(Re)reading Madan: A Few Critical Questions
Dev N. Pathak
THE T.N. MADAN OMNIBUS: THE INDIAN HOUSEHOLDERS by T.N. Madan Oxford University Press, 2013, 688 pp., 750
April 2013, volume 37, No 4

The work of Professor T.N. Madan is in the league of classical sociology in India, which echoes the issues that heralded the Lucknow School of Sociology in mid-twentieth century. Though there has been considerable discomfort in dubbing it a school of thought Lucknow did play a key role in the early sociology of India. It cry-stallized into what Madan elsewhere terms as sociological tradition in India. The tradition, which reflected the dynamic scholarship of doyens such as Professors D.N. Majumdar, A.K. Saran, Radha Kamal Mukherji and D.P. Mukerji, also subsumes the work of Madan. The present Omnibus, hence, provides a meaningful engagement with the tradition of sociology in India. In consonance with the inherent reflexivity of the discipline, Madan reckons with the fluid character of tradition which characterized the negotiations of early masters with the spate of modernization of Indian tradition.

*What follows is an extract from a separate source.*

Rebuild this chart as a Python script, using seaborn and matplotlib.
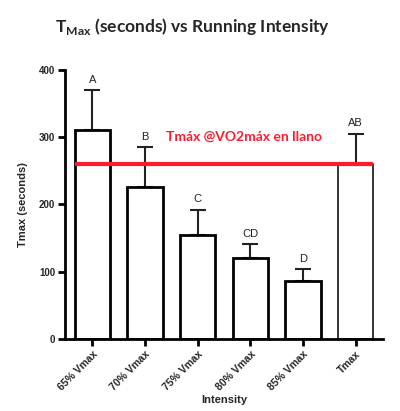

But then, it is nothing more than a rhetorical claim as Madan’s work ceases to inch closer to the contemporary issues vis-à-vis the critical discourse on the (il)legitimacy of epistemological binaries in social science analysis. The reader wonders how Madan would engage with the new expressions of the Hindu worldview, the variety of hybrid forms of cultural expressions in the wake of globalization, and also some of the recent questions in the new episodes of political sociology.